Une décision courte et nette a été rendue il y a 10 jours par le Conseil Constitutionnel à propos de l’état d’urgence et des règles afférentes aux perquisitions administratives.
Tout juriste devrait lire cette décision pour comprendre comment fonctionne notre démocratie dans le cadre de l’état d’urgence -Décision n° 2016-567/568 QPC du 23 septembre 2016-.
1)Le C.C rappelle que l’état d’urgence est autorisé et il en donne une définition : L'état d'urgence peut être déclaré, en vertu de l'article 1er de la loi du 3 avril 1955, « soit en cas de péril imminent résultant d'atteintes graves à l'ordre public, soit en cas d'événements présentant, par leur nature et leur gravité, le caractère de calamité publique ».
Rappelons que a) l’état d’urgence peut porter atteinte aux libertés fondamentales mais b) proportionnellement au but poursuivi qui est la sauvegarde de l’ordre public ou de la Nation. Un équilibre doit être trouvé par la mise en place de « garanties » limitant les possibilités de porter atteinte aux libertés fondamentales.
2) Notre loi d’état d’urgence n’offre aucune « garantie » (« garanties » est un terme utilisé par les juges du Conseil Constitutionnel), c’est pourquoi les dispositions de la loi sur les perquisitions ont été censurées ce 23 septembre 2016. En effet les autorités pouvaient perquisitionnées un domicile de n’importe quelle personne sans aucune justification ce qui est un acte grave puisque le C.C rappelle que l’inviolabilité du domicile est protégée par l’article 2 de DDHC (L’article 2 est un des articles les plus importants puisqu’il fait références aux 4 droits imprescriptibles de l’Homme).
3) Les garanties envisagées équivalent à demander préalablement au juge administratif une autorisation justifiée par la nécessité d’intervenir pour prévenir le trouble à l’ordre public.
C’est déjà le sens des garanties que le législateur a ordonné pour l’exploitation des données personnelles.
4) Il s’ensuit que le juge administratif a un rôle majeur dans le cadre de l’état d’urgence car c’est par lui que toutes les demandes préalables passeront. Il devra juger de la nécessité par l’examen des motifs de la mise en œuvre des mesures de l’état d’urgence. Il sera en quelque sorte « le filtre de la mise en œuvre de l’état d’urgence» (proposition de formule).
Il semble que ces « garanties » devront être étendues à toutes les mesures de l’état d’urgence.
5) Conclusion : Un état d’urgence ? Oui, mais « un état d’urgence sous garanties ».

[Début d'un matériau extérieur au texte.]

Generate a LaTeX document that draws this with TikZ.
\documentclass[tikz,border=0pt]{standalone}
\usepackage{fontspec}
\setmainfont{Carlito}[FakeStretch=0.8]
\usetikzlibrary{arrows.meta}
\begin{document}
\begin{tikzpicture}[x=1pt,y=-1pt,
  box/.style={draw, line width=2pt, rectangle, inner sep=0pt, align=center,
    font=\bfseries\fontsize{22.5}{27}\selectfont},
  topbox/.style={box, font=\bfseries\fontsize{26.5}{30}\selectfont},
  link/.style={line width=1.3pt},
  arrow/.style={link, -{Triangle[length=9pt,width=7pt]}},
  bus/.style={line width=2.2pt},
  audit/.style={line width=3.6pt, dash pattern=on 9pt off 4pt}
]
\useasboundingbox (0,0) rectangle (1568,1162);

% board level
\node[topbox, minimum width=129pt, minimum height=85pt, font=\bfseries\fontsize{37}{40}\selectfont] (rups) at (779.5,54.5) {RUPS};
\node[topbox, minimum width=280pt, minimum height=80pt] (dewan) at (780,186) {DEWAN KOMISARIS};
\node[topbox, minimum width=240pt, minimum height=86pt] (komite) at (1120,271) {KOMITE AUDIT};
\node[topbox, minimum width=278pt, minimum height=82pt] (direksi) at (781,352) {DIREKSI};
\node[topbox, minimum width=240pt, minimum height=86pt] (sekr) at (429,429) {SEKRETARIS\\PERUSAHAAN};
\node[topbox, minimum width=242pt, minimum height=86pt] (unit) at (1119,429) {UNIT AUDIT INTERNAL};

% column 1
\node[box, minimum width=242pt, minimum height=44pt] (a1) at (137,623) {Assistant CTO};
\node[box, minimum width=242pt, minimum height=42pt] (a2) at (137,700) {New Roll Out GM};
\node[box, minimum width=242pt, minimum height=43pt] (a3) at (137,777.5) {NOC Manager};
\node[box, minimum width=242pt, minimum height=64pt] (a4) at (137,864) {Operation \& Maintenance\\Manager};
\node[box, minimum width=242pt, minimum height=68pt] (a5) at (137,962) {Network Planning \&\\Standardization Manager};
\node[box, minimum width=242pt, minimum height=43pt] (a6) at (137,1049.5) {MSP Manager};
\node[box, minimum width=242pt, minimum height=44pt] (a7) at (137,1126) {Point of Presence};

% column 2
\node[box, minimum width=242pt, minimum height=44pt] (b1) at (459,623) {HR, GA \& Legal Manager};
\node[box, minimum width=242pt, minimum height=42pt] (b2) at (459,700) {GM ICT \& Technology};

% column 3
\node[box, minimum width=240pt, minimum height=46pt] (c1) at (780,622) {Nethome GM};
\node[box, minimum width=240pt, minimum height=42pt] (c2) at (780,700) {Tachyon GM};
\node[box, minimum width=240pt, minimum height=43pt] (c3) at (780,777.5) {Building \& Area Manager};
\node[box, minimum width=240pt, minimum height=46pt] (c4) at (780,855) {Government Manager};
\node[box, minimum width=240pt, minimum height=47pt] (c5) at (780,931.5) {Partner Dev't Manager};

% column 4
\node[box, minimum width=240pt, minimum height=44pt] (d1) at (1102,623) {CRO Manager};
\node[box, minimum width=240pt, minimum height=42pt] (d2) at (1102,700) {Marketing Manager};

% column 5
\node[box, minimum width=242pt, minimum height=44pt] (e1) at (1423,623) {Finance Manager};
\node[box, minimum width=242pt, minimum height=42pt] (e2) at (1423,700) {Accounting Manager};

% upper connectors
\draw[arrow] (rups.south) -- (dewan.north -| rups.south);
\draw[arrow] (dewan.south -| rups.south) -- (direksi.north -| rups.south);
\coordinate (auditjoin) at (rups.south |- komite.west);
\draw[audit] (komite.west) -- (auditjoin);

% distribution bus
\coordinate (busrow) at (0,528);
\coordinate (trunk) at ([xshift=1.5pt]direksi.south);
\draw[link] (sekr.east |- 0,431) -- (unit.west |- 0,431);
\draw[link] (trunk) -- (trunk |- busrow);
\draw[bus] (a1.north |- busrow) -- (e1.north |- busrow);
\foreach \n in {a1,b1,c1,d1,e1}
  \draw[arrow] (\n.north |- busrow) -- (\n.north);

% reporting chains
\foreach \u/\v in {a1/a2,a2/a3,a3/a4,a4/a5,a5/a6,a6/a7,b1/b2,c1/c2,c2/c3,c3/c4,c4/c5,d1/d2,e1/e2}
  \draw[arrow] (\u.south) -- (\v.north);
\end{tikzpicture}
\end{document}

Des actions portant atteinte aux libertés ? Oui, mais des actions motivées.
Motivées auprès de qui et par quoi ? Auprès du juge administratif filtrant la mise en œuvre de l’état d’urgence par le contrôle des éléments prouvant la nécessité de prévenir le trouble à l’ordre public.
D’un point de vue pratique l’avocat devra se demander si a) le juge administratif a été préalablement saisi et b) s’il a exercé un contrôle des motifs démontrant une menace à l’ordre public.